— Input data —
+ + +
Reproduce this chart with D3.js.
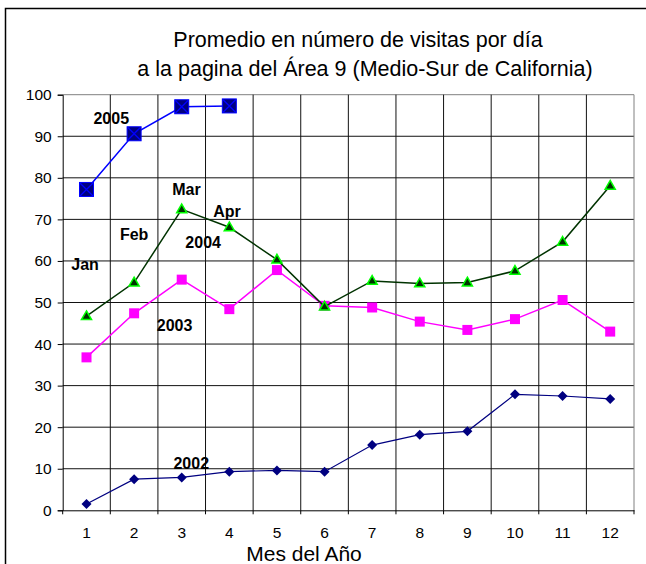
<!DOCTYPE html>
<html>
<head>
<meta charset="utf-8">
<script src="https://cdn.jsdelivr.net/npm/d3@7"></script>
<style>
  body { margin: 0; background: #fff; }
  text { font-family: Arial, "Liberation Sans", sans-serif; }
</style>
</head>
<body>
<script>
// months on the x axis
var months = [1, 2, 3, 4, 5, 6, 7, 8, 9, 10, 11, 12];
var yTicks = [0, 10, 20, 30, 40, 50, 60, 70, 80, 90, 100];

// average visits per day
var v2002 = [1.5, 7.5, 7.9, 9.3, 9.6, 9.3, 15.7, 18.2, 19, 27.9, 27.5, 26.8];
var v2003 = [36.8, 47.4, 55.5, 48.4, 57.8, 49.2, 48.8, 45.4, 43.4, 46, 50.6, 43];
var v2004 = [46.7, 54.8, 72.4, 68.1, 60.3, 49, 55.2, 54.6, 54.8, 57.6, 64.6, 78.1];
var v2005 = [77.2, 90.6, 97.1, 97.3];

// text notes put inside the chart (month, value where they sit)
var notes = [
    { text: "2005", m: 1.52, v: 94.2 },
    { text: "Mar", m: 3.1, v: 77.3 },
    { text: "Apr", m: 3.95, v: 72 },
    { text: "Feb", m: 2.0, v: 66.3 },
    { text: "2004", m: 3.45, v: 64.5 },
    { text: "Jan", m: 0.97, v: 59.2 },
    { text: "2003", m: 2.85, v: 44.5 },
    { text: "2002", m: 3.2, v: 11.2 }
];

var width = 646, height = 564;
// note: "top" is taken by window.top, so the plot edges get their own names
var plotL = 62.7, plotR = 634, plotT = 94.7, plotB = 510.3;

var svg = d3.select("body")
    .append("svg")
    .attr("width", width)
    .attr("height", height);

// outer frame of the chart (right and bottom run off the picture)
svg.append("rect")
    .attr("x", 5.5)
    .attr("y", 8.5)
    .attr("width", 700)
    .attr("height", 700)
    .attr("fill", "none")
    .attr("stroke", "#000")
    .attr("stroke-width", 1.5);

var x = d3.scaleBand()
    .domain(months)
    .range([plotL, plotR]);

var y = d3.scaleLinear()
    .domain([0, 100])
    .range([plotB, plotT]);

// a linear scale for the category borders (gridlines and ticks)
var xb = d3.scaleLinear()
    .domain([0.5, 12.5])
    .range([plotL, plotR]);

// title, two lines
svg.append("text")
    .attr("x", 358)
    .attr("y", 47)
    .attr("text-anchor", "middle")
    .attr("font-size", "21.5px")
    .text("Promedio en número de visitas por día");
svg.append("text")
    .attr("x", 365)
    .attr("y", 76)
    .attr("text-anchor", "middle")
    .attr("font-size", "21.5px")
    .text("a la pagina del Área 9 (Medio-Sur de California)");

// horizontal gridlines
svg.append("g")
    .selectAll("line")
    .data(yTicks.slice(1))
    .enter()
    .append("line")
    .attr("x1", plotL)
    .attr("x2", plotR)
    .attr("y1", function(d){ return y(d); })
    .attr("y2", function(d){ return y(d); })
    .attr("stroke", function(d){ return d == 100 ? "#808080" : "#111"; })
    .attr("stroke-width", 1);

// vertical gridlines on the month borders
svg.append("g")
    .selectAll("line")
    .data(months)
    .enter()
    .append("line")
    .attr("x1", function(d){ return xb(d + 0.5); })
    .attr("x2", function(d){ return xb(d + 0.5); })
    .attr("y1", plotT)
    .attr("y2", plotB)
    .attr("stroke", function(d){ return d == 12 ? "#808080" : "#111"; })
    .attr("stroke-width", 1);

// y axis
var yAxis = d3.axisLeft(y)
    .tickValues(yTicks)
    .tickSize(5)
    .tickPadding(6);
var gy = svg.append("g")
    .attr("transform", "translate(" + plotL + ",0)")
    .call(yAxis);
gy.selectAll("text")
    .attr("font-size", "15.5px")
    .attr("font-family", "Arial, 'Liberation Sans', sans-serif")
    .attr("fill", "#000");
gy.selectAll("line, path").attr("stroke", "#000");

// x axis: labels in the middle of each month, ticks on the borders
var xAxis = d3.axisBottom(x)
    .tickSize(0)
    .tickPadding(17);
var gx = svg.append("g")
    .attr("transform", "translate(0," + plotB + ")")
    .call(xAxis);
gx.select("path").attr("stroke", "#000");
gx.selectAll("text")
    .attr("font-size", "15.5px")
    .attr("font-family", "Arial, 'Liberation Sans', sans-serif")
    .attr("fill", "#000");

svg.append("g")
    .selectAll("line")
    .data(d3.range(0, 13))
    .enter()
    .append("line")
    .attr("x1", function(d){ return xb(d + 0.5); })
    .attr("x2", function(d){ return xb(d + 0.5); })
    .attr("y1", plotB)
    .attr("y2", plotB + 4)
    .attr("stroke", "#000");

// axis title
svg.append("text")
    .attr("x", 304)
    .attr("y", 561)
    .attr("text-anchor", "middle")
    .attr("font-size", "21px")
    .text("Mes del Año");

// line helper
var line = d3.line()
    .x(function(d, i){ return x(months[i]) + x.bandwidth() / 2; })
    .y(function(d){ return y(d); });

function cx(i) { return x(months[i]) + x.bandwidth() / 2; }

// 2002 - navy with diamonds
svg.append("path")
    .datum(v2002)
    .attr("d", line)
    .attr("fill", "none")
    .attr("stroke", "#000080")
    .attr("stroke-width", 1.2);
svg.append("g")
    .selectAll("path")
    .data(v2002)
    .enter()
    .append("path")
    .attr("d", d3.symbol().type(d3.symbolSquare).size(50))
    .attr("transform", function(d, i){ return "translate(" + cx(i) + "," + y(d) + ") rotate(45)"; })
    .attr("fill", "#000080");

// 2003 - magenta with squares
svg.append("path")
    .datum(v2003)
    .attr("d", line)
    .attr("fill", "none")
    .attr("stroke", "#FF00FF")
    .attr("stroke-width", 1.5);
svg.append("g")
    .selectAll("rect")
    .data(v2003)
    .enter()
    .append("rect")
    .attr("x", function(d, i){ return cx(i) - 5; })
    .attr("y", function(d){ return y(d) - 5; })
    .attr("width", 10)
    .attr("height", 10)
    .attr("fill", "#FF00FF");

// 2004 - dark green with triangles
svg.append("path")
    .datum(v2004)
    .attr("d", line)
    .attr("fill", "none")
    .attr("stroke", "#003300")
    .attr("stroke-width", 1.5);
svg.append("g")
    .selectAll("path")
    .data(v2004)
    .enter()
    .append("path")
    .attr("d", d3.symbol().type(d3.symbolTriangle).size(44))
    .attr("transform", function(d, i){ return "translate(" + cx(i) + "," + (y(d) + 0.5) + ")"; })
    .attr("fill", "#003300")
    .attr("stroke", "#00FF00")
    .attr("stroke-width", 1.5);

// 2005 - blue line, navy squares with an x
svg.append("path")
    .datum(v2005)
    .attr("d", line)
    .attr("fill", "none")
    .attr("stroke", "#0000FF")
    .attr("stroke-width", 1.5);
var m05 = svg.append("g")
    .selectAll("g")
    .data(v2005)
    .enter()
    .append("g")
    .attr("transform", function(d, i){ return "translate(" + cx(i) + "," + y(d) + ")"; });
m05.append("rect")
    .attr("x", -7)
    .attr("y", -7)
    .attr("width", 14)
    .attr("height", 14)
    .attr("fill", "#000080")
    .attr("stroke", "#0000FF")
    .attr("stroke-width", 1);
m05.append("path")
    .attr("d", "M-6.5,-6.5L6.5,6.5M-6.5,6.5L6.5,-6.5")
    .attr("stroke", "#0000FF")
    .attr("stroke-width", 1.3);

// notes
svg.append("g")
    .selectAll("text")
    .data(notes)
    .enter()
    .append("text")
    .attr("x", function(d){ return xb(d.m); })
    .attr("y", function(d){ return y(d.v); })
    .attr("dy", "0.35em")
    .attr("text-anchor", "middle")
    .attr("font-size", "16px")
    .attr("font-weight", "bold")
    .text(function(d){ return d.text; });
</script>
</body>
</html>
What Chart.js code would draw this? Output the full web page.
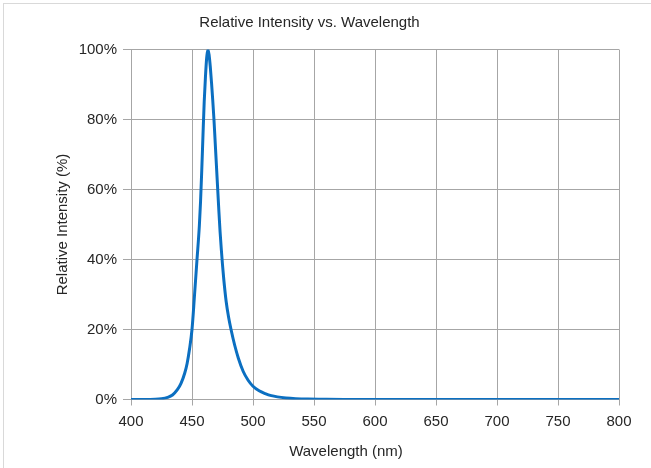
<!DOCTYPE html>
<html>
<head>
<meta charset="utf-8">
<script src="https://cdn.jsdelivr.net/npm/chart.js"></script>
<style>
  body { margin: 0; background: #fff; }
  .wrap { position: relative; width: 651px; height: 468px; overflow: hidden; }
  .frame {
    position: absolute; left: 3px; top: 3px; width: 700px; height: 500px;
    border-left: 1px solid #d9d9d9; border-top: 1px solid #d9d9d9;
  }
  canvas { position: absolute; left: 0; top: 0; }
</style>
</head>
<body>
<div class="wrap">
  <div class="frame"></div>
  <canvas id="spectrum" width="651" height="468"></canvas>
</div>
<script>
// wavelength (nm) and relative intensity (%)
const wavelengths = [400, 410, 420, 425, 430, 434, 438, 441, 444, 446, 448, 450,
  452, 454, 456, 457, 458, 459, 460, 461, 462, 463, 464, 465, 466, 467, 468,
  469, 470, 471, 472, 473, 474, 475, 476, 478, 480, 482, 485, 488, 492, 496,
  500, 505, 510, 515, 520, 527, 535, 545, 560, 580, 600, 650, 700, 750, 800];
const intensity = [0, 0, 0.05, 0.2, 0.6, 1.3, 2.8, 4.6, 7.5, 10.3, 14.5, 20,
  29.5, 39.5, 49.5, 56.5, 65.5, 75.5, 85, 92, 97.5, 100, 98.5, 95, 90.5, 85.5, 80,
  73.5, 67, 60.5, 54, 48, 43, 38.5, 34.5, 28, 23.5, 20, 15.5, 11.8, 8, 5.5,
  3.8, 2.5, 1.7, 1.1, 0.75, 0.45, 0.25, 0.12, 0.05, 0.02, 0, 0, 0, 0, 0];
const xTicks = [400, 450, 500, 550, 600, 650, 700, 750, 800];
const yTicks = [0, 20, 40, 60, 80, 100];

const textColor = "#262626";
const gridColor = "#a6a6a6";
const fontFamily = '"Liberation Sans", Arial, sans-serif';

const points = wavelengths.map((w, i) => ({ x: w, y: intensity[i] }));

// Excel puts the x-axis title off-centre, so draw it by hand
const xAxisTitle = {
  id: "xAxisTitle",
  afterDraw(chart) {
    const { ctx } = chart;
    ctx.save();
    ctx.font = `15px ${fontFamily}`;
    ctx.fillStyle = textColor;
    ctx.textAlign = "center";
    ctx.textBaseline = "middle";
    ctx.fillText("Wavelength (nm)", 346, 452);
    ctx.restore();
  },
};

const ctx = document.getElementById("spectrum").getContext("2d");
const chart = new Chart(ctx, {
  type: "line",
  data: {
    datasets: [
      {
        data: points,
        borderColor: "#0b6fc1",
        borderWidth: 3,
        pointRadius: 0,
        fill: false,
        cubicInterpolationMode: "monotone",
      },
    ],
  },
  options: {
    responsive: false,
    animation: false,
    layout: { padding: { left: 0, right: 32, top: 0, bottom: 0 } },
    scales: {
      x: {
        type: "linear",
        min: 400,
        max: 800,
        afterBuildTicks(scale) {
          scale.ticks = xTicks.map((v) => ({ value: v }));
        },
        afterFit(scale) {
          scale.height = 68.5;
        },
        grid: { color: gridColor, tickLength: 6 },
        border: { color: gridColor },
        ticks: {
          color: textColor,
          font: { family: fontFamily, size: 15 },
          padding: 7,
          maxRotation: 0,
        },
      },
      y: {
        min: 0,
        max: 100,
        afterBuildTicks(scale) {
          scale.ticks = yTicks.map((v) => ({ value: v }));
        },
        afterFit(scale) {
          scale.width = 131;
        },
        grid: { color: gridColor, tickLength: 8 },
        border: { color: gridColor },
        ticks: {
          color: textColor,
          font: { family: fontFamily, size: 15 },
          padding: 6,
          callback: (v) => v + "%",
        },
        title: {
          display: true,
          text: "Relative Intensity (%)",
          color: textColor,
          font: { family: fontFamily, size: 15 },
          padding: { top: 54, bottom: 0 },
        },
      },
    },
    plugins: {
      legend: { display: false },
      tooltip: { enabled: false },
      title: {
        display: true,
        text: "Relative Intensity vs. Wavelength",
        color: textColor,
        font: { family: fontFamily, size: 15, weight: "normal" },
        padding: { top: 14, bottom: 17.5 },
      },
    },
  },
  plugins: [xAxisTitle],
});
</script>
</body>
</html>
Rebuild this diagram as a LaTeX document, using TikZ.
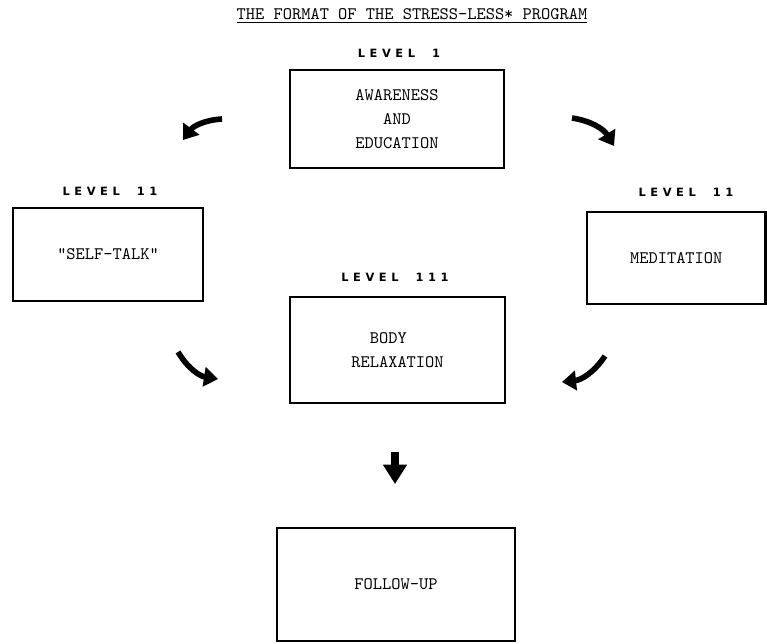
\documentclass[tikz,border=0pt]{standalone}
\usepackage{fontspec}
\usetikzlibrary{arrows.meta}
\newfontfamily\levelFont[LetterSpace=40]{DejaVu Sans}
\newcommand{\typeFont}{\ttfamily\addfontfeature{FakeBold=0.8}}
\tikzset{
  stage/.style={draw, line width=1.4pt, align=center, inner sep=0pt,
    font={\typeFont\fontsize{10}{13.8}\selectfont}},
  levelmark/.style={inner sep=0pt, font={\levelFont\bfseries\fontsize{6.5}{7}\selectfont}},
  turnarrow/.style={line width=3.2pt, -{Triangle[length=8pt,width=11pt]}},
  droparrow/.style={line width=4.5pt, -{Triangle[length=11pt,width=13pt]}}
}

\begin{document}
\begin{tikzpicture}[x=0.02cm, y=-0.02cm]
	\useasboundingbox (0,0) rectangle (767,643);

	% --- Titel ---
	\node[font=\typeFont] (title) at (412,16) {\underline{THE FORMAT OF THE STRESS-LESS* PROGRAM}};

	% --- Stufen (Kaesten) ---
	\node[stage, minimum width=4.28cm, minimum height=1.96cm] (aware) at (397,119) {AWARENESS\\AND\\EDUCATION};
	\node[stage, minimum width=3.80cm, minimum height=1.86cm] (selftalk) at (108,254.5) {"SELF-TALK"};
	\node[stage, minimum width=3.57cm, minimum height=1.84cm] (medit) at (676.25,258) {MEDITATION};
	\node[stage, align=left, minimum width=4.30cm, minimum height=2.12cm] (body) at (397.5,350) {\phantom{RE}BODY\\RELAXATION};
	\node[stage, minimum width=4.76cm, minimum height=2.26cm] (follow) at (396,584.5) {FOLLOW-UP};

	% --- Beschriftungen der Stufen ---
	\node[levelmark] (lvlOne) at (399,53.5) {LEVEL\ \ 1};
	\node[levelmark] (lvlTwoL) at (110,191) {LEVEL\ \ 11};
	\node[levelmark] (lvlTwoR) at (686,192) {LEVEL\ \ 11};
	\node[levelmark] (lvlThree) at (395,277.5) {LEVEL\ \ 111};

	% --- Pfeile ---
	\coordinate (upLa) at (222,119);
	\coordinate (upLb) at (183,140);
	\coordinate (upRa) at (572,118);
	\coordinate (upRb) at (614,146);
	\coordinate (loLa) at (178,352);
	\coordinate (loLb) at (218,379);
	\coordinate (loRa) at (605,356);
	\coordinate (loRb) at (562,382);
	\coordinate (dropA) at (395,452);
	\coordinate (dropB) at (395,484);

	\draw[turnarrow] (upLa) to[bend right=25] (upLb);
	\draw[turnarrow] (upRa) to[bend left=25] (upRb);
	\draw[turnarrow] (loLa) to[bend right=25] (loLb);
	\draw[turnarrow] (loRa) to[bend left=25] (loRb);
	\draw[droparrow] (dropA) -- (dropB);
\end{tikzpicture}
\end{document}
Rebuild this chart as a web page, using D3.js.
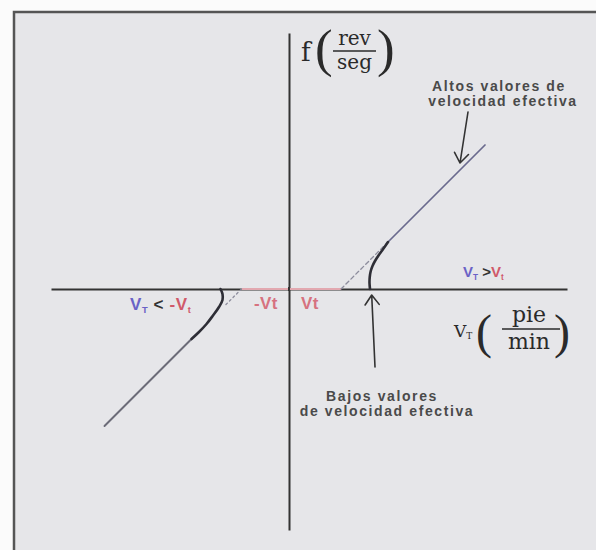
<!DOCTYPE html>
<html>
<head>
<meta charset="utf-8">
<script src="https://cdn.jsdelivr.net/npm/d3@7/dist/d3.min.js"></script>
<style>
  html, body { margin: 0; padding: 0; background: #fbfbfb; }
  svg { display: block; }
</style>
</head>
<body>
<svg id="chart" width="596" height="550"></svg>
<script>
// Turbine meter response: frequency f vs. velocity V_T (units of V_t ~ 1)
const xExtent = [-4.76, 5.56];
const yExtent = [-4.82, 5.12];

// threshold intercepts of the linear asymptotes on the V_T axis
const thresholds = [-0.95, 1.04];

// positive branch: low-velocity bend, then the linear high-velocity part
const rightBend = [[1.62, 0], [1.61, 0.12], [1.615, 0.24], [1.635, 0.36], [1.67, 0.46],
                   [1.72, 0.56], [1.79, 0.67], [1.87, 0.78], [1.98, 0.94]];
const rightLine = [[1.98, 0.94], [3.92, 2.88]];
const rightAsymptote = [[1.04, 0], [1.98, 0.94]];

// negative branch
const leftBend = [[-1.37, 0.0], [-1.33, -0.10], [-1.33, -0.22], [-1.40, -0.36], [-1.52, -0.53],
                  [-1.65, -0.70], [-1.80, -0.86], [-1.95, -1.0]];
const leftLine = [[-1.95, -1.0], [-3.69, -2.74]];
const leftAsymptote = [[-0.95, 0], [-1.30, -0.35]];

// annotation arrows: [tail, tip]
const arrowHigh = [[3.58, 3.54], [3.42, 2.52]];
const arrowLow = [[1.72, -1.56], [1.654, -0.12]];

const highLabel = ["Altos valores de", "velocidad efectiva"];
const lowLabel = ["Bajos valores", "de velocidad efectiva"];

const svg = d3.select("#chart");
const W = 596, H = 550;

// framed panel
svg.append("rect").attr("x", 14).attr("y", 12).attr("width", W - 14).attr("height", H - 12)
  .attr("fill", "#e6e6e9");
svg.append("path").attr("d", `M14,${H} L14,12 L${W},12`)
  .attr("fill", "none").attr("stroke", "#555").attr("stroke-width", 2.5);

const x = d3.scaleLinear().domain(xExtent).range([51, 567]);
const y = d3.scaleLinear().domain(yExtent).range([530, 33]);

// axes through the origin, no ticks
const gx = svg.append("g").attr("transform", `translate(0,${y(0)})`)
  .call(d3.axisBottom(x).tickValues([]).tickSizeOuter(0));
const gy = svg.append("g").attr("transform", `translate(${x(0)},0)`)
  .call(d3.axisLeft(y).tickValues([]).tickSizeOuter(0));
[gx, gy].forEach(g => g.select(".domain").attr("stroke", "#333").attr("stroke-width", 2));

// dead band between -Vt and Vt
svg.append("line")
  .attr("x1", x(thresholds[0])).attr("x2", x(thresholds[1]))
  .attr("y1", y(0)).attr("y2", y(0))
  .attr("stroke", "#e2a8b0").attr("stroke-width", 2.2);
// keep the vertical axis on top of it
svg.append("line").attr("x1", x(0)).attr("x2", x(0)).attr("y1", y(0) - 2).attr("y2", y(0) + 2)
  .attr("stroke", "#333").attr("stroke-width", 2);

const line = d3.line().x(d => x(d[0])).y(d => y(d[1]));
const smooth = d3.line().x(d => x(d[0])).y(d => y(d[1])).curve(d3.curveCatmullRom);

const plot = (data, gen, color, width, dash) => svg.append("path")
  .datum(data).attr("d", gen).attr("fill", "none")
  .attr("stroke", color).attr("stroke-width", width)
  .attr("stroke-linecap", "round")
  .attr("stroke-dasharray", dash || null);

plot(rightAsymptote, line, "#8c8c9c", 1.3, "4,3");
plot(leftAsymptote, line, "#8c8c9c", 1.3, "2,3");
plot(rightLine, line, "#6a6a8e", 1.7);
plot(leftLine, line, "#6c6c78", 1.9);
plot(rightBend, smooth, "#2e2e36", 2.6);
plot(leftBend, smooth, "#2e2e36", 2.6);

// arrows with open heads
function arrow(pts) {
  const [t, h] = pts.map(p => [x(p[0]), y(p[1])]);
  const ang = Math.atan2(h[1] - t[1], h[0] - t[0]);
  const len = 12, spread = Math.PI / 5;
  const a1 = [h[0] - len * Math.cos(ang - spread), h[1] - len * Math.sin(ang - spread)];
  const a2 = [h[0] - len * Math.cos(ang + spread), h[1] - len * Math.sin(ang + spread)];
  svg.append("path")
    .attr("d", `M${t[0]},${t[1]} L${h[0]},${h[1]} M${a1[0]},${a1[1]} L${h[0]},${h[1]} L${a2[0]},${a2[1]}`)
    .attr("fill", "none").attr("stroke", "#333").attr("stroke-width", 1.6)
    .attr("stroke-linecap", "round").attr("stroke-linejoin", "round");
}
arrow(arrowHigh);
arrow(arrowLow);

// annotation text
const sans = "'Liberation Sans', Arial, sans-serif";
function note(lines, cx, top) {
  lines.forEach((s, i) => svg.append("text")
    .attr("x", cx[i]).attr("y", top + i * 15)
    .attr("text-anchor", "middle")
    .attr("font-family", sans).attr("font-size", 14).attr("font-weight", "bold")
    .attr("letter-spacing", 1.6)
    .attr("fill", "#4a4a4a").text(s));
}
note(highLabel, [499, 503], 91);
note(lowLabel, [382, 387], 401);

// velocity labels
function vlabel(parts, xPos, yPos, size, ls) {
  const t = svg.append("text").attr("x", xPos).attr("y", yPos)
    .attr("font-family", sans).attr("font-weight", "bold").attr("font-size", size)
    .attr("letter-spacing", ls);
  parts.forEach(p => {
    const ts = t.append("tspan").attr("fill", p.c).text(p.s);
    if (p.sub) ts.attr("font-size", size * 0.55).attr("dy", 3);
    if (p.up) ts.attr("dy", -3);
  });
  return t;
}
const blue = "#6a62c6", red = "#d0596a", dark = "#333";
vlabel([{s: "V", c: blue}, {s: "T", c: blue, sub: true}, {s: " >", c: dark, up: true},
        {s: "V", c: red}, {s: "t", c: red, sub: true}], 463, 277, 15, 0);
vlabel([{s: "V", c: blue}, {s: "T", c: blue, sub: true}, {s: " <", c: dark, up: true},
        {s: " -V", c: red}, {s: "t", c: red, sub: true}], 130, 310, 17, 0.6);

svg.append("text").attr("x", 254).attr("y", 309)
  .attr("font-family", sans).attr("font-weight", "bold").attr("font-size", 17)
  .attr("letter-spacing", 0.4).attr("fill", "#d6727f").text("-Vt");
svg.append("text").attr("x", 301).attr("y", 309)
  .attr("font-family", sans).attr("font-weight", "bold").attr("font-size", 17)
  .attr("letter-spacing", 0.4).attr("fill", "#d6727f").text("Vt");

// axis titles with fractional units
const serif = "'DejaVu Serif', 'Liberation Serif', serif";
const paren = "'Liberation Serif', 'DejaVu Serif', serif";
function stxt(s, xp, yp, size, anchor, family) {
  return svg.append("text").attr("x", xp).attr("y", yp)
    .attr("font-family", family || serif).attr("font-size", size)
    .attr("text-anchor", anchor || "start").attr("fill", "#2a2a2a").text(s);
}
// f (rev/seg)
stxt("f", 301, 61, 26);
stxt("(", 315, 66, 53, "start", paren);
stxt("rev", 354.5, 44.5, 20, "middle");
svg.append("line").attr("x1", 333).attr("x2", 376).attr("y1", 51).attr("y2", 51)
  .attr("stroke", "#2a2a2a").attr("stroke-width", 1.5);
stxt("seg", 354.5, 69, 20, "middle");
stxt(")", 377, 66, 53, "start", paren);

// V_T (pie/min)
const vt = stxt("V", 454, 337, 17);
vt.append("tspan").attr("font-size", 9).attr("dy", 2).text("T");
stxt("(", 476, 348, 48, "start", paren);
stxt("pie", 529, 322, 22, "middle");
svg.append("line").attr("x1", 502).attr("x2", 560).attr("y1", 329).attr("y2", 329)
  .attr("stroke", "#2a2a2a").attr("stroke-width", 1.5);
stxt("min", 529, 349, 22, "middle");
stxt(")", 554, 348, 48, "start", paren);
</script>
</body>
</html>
+ + +
— Exercise —
Your task is to reproduce exactly the lines from the start of the data above through the line containing "80, 90, 100];", leaving every picture out.

— Written reply —
Reproduce this chart with D3.js.
<!DOCTYPE html>
<html>
<head>
<meta charset="utf-8">
<script src="https://cdn.jsdelivr.net/npm/d3@7"></script>
<style>
  body { margin: 0; background: #fff; }
  text { font-family: Arial, "Liberation Sans", sans-serif; }
</style>
</head>
<body>
<script>
// months on the x axis
var months = [1, 2, 3, 4, 5, 6, 7, 8, 9, 10, 11, 12];
var yTicks = [0, 10, 20, 30, 40, 50, 60, 70, 80, 90, 100];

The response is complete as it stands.